Handlungsbedarf und Feldqualifizierung
Die wechselseitige Dialektik von Allgemeinem und Speziellem, Gesellschaft und Individuum, Kultur- und Bildungskanon und Subjektorientierung, gehört zum immanenten und auch expliziten Wissen Kultureller Bildung. Der Deutsche Kulturrat hat dies beispielsweise 1994 in einer Stellungnahme, die der „Konzeption Kulturelle Bildung“ vorangestellt war, so formuliert:
„Kunst und Kultur sind unverzichtbare Elemente einer zeitgemäßen Allgemeinbildung. Jedes innovative und zukunftsorientierte Bildungssystem muss das berücksichtigen. Kulturelle Bildung ist weit mehr als Wissensvermittlung. Kulturelle Bildung hat das Ziel, allen Menschen den Zugang zu Kunst und Kultur und über diesen Weg die Entwicklung eigener schöpferischer Kräfte zu ermöglichen“ (Deutscher Kulturrat 1994:15). Dem folgte der Appell zu Kooperation und Vernetzung, wie es die aktuelle Entwicklung seitdem theoretisch, praktisch und politisch allenthalben fordert und zeigt: „Eine planvolle Entwicklung der kulturellen Bildungslandschaft erfordert Kontakt, Austausch und Abstimmung aller Träger und Beteiligten. Der Verwaltung kommt dabei eine Moderatenrolle zu“ (a.a.O.:16).

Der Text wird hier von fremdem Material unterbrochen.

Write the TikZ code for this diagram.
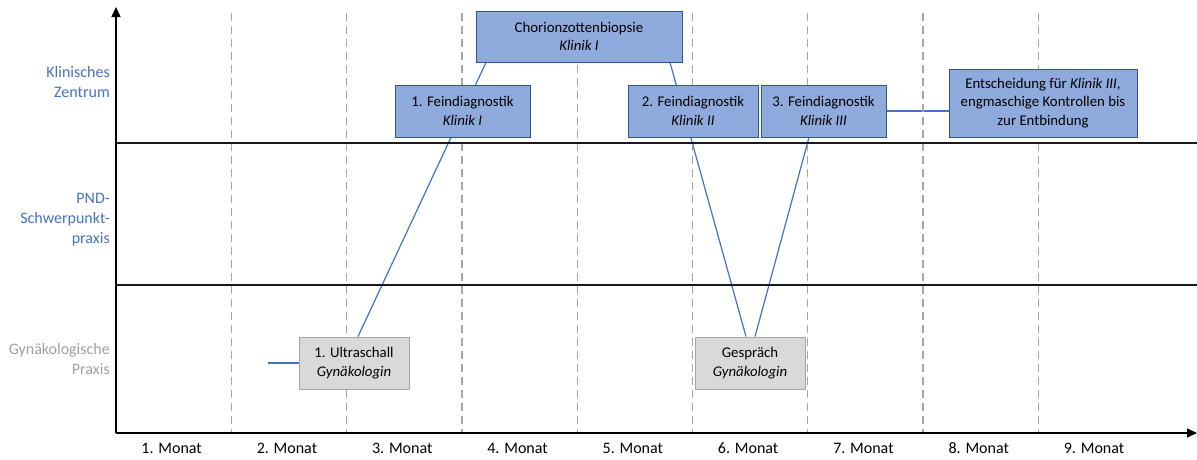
\documentclass[tikz,border=0pt]{standalone}
\usepackage{fontspec}
\setmainfont{Carlito}
\usetikzlibrary{arrows.meta,calc,backgrounds}

\definecolor{laneblue}{HTML}{4472C4}
\definecolor{lanegray}{HTML}{A0A0A0}
\definecolor{boxblue}{HTML}{8FAADC}
\definecolor{boxblueedge}{HTML}{2F5597}
\definecolor{boxgray}{HTML}{D9D9D9}
\definecolor{boxgrayedge}{HTML}{A5A5A5}
\definecolor{gridgray}{HTML}{A6A6A6}
\definecolor{linkblue}{HTML}{4472C4}

\tikzset{
  txt/.style={font=\fontsize{14.8}{18.5}\selectfont, align=center, inner sep=0pt},
  clinic/.style={txt, draw=boxblueedge, fill=boxblue, line width=0.9pt},
  practice/.style={txt, draw=boxgrayedge, fill=boxgray, line width=0.9pt},
  lanelabel/.style={font=\fontsize{16}{20}\selectfont, align=right, anchor=east, inner sep=0pt},
  month/.style={font=\fontsize{16}{18}\selectfont, inner sep=0pt},
  axis/.style={line width=1.5pt, black, -{Triangle[length=10pt,width=9pt]}},
  laneline/.style={line width=1.8pt, black!90},
  monthgrid/.style={gridgray, line width=1.3pt, dash pattern=on 8pt off 5pt},
  link/.style={linkblue, line width=1.2pt}
}

\begin{document}
\begin{tikzpicture}[x=1pt,y=-1pt]
\useasboundingbox (0,0) rectangle (1197,459);

% month separators
\foreach \k in {1,...,8}
  \draw[monthgrid] ({116+115.3*\k},13) -- ({116+115.3*\k},433);

% lane boundaries
\draw[laneline] (116,143) -- (1197,143);
\draw[laneline] (116,285) -- (1197,285);

% axes
\draw[axis] (116,433) -- (116,7);
\draw[axis] (116,433) -- (1197,433);

% month labels
\foreach \k in {1,...,9}
  \node[month] (m\k) at ({116+115.3*(\k-0.5)-2},448) {\k. Monat};

% lane labels
\node[lanelabel, text=laneblue] (laneK) at (110,82) {Klinisches\\Zentrum};
\node[lanelabel, text=laneblue] (laneP) at (110,220) {PND-\\Schwerpunkt-\\praxis};
\node[lanelabel, text=lanegray] (laneG) at (110,359) {Gynäkologische\\Praxis};

% events
\node[clinic, minimum width=206pt, minimum height=51pt] (chor) at (579,36.5)
  {Chorionzottenbiopsie\\\textit{Klinik I}};
\node[clinic, minimum width=135pt, minimum height=52pt] (f1) at (462.5,111)
  {1. Feindiagnostik\\\textit{Klinik I}};
\node[clinic, minimum width=130pt, minimum height=52pt] (f2) at (693,111)
  {2. Feindiagnostik\\\textit{Klinik II}};
\node[clinic, minimum width=125pt, minimum height=52pt] (f3) at (823.5,111)
  {3. Feindiagnostik\\\textit{Klinik III}};
\node[clinic, minimum width=188pt, minimum height=68pt] (ent) at (1043,103)
  {Entscheidung für \textit{Klinik III},\\engmaschige Kontrollen bis\\zur Entbindung};
\node[practice, minimum width=110pt, minimum height=52pt] (us) at (354,363)
  {1. Ultraschall\\\textit{Gynäkologin}};
\node[practice, minimum width=110pt, minimum height=52pt] (gs) at (750,363)
  {Gespräch\\\textit{Gynäkologin}};

\coordinate (start) at (268,363);

% connections, drawn behind the boxes
\begin{scope}[on background layer]
  \draw[link] (start) -- (us.west);
  \draw[link] ($(us.north)+(4,0)$) -- ($(chor.south)+(-93,0)$);
  \draw[link] ($(chor.south)+(91,0)$) -- ($(gs.north)+(-4,0)$);
  \draw[link] ($(gs.north)+(5,0)$) -- ($(f3.south)+(-14.5,0)$);
  \draw[link] (f3.east) -- (f3.east -| ent.west);
\end{scope}
\end{tikzpicture}
\end{document}
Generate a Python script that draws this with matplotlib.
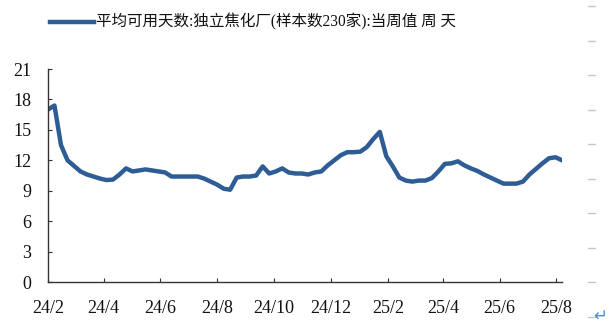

Kulturelle Bildung in der „Lebensperspektive“, wie dies auch die Enquete-Kommission „Kultur in Deutschland“ des Deutschen Bundestags (2008) in einem angemessen weiten Verständnis nennt, stellt für Deutschland fest, dass es kaum möglich ist, von „Kultureller Bildung im Allgemeinen“ zu sprechen, aufgrund der Vielfalt an Akteuren und Angeboten, an Organisationsformen, Adressaten, Einrichtungen, Zuständigkeiten, orts- bzw. spartenspezifischen Formaten, Zugängen und Nutzungen. Betont wird der Bedarf an angemessener Infrastruktur, die allerdings Pluralität und Differenz befördern sollte, statt sie zu vereinheitlichen.
„Der öffentliche Auftrag zu Aufbau und Erhalt einer Infrastruktur der Kulturellen Bildung bedarf aktiven staatlichen und kommunalen Handelns. Förderleistungen in diesem Bereich liegen im öffentlichen Interesse‘“ (Deutscher Bundestag 2008: 571).
Gerade die unübersichtlich-reichhaltige Pluralität und Komplexität des Handlungsfeldes Kultureller Bildung erfordert konsequenterweise neue Formen eher horizontaler basisnaher Unterstützung. Als Handlungsbedarf und Feldqualifizierung lässt sich stichwortartig folgern:
>> Durchführung periodischer empirischer Bestandsaufnahmen der existierenden Praxisformen und eine explizierende Verallgemeinerung des hier vorhandenen immanenten professionellen Handlungswissen, einschließlich der inzwischen unüberschaubaren Flut zeitbegrenzter „Modelle“ .
>> Neugestaltung von Förderung und Zuständigkeiten je nach Sparte/Adressat/Format entsprechend der verschiedenen politischen Ebenen und fachlichen Zusammenhängen.
>> Entwicklung wissenschaftlicher Verfahren und Standards der Evaluation und Wirkungsforschung, die den Praxisformen und der Handlungsvielfalt Kultureller Bildung gerecht werden.
>> Qualifizierung künstlerisch-ästhetisch akzentuierter auch medial-digitaler Gestaltungskompetenzen aller pädagogischen, insbesondere natürlich auch kulturpädagogischen und kulturvermittelnden Akteure und Professionen. Dies betrifft sowohl die Ausbildung wie auch die Fort- und Weiterbildung.
>> Ausbau systematischer lokaler, regional vernetzender und qualifizierender Infrastrukturen als Kultur- und Bildungslandschaften bzw. erreichbare Spiel- und Lernräume.
>> Aufwertung von Sozial-, Kooperations- und Vernetzungskompetenzen als professionelle Schlüsselkompetenzen Kultureller Bildung.
Dies alles führt idealerweise zur Entfaltung von didaktischen Strukturen, die vom formalen bis zum informellen Lernen reichen, die entsprechend den kulturpädagogischen Handlungsformen differenzieren und die die Kennzeichen von Pluralität, Differenz und Diversität haben.